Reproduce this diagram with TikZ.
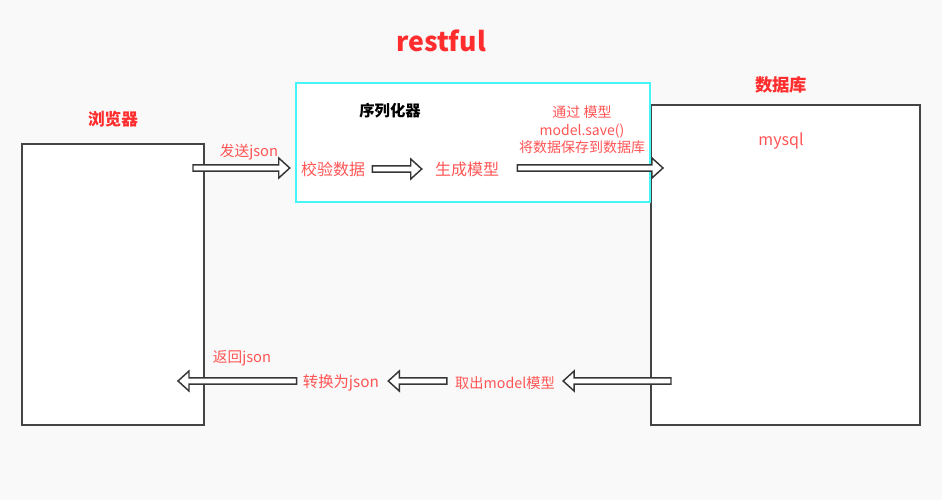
\documentclass[tikz,border=0pt]{standalone}
\usepackage{fontspec}
\setmainfont{Noto Sans CJK SC}
\usetikzlibrary{calc,fit}
\definecolor{titlered}{RGB}{255,45,45}
\definecolor{labelred}{RGB}{255,85,85}
\definecolor{sercyan}{RGB}{70,245,245}
\definecolor{edgegray}{RGB}{68,68,68}
\definecolor{bggray}{RGB}{249,249,249}
\begin{document}
\begin{tikzpicture}[x=0.75pt,y=-0.75pt,
  title/.style={font=\bfseries\fontsize{12.5}{15}\selectfont,text=titlered,inner sep=0pt},
  lbl/.style={font=\fontsize{12}{14}\selectfont,text=labelred,inner sep=0pt},
  small/.style={lbl,font=\fontsize{11}{13}\selectfont},
  note/.style={font=\fontsize{10.5}{13}\selectfont,text=labelred,inner sep=0pt,align=center},
  box/.style={draw=edgegray,line width=1.5pt,fill=white,inner sep=0pt},
  serbox/.style={draw=sercyan,line width=1.2pt,fill=white,inner sep=0pt},
  hollow/.style={draw=edgegray!80!black,line width=1.1pt,fill=white,line join=miter,
    to path={let \p1=(\tikztostart), \p2=(\tikztotarget), \n1={(\x2>\x1)*2-1} in
      (\x1,{\y1-2.4pt}) -- ({\x2-8.25pt*(\n1)},{\y1-2.4pt})
      -- ({\x2-8.25pt*(\n1)},{\y1-7.5pt}) -- (\x2,\y1)
      -- ({\x2-8.25pt*(\n1)},{\y1+7.5pt}) -- ({\x2-8.25pt*(\n1)},{\y1+2.4pt})
      -- (\x1,{\y1+2.4pt}) -- cycle}}
]

\fill[bggray] (0,0) rectangle (942,500);

\node[title,font=\bfseries\fontsize{20}{24}\selectfont] (restful) at (441,41) {restful};

\node[title] (browserlbl) at (113,119) {浏览器};
\node[box,fit={(22,144) (204,425)}] (browser) {};

\node[title,font=\bfseries\fontsize{13}{15}\selectfont] (dblbl) at (781,85) {数据库};
\node[box,fit={(651,105) (920,425)}] (db) {};
\node[lbl] (mysql) at (781,141) {mysql};

\node[serbox,fit={(296,83) (650,202)}] (ser) {};
\node[title,text=black,font=\bfseries\fontsize{11.5}{14}\selectfont] (serlbl) at (390,111) {序列化器};

\node[lbl] (check) at (333,169) {校验数据};
\node[lbl] (gen) at (467,169) {生成模型};
\node[note] (save) at (582,130) {通过 模型\\model.save()\\将数据保存到数据库};
\node[small] (send) at (249,152) {发送json};

\node[small,font=\fontsize{10.7}{13}\selectfont] (fetch) at (505,383) {取出model模型};
\node[lbl,font=\fontsize{11.5}{14}\selectfont] (conv) at (341,383) {转换为json};
\node[small] (ret) at (242,358) {返回json};

\draw[hollow] ($(browser.east |- check.west)+(-12,-1)$) to ($(check.west)+(-11,-1)$);
\draw[hollow] ($(check.east)+(7,0)$) to ($(gen.west)+(-13,0)$);
\draw[hollow] ($(gen.east)+(18,-1)$) to ($(db.west |- gen.east)+(13,-1)$);

\draw[hollow] ($(db.west |- fetch.east)+(21,-2)$) to ($(fetch.east)+(8,-2)$);
\draw[hollow] ($(fetch.west)+(-8,-2)$) to ($(conv.east)+(9,-2)$);
\draw[hollow] ($(conv.west)+(-6,-2)$) to ($(browser.east |- conv.west)+(-27,-2)$);

\end{tikzpicture}
\end{document}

• Set task
Return the listing above word for word, with the pictures removed.

• Result of this task
Reproduce this diagram with TikZ.
\documentclass[tikz,border=0pt]{standalone}
\usepackage{fontspec}
\setmainfont{Noto Sans CJK SC}
\usetikzlibrary{calc,fit}
\definecolor{titlered}{RGB}{255,45,45}
\definecolor{labelred}{RGB}{255,85,85}
\definecolor{sercyan}{RGB}{70,245,245}
\definecolor{edgegray}{RGB}{68,68,68}
\definecolor{bggray}{RGB}{249,249,249}
\begin{document}
\begin{tikzpicture}[x=0.75pt,y=-0.75pt,
  title/.style={font=\bfseries\fontsize{12.5}{15}\selectfont,text=titlered,inner sep=0pt},
  lbl/.style={font=\fontsize{12}{14}\selectfont,text=labelred,inner sep=0pt},
  small/.style={lbl,font=\fontsize{11}{13}\selectfont},
  note/.style={font=\fontsize{10.5}{13}\selectfont,text=labelred,inner sep=0pt,align=center},
  box/.style={draw=edgegray,line width=1.5pt,fill=white,inner sep=0pt},
  serbox/.style={draw=sercyan,line width=1.2pt,fill=white,inner sep=0pt},
  hollow/.style={draw=edgegray!80!black,line width=1.1pt,fill=white,line join=miter,
    to path={let \p1=(\tikztostart), \p2=(\tikztotarget), \n1={(\x2>\x1)*2-1} in
      (\x1,{\y1-2.4pt}) -- ({\x2-8.25pt*(\n1)},{\y1-2.4pt})
      -- ({\x2-8.25pt*(\n1)},{\y1-7.5pt}) -- (\x2,\y1)
      -- ({\x2-8.25pt*(\n1)},{\y1+7.5pt}) -- ({\x2-8.25pt*(\n1)},{\y1+2.4pt})
      -- (\x1,{\y1+2.4pt}) -- cycle}}
]

\fill[bggray] (0,0) rectangle (942,500);

\node[title,font=\bfseries\fontsize{20}{24}\selectfont] (restful) at (441,41) {restful};

\node[title] (browserlbl) at (113,119) {浏览器};
\node[box,fit={(22,144) (204,425)}] (browser) {};

\node[title,font=\bfseries\fontsize{13}{15}\selectfont] (dblbl) at (781,85) {数据库};
\node[box,fit={(651,105) (920,425)}] (db) {};
\node[lbl] (mysql) at (781,141) {mysql};

\node[serbox,fit={(296,83) (650,202)}] (ser) {};
\node[title,text=black,font=\bfseries\fontsize{11.5}{14}\selectfont] (serlbl) at (390,111) {序列化器};

\node[lbl] (check) at (333,169) {校验数据};
\node[lbl] (gen) at (467,169) {生成模型};
\node[note] (save) at (582,130) {通过 模型\\model.save()\\将数据保存到数据库};
\node[small] (send) at (249,152) {发送json};

\node[small,font=\fontsize{10.7}{13}\selectfont] (fetch) at (505,383) {取出model模型};
\node[lbl,font=\fontsize{11.5}{14}\selectfont] (conv) at (341,383) {转换为json};
\node[small] (ret) at (242,358) {返回json};

\draw[hollow] ($(browser.east |- check.west)+(-12,-1)$) to ($(check.west)+(-11,-1)$);
\draw[hollow] ($(check.east)+(7,0)$) to ($(gen.west)+(-13,0)$);
\draw[hollow] ($(gen.east)+(18,-1)$) to ($(db.west |- gen.east)+(13,-1)$);

\draw[hollow] ($(db.west |- fetch.east)+(21,-2)$) to ($(fetch.east)+(8,-2)$);
\draw[hollow] ($(fetch.west)+(-8,-2)$) to ($(conv.east)+(9,-2)$);
\draw[hollow] ($(conv.west)+(-6,-2)$) to ($(browser.east |- conv.west)+(-27,-2)$);

\end{tikzpicture}
\end{document}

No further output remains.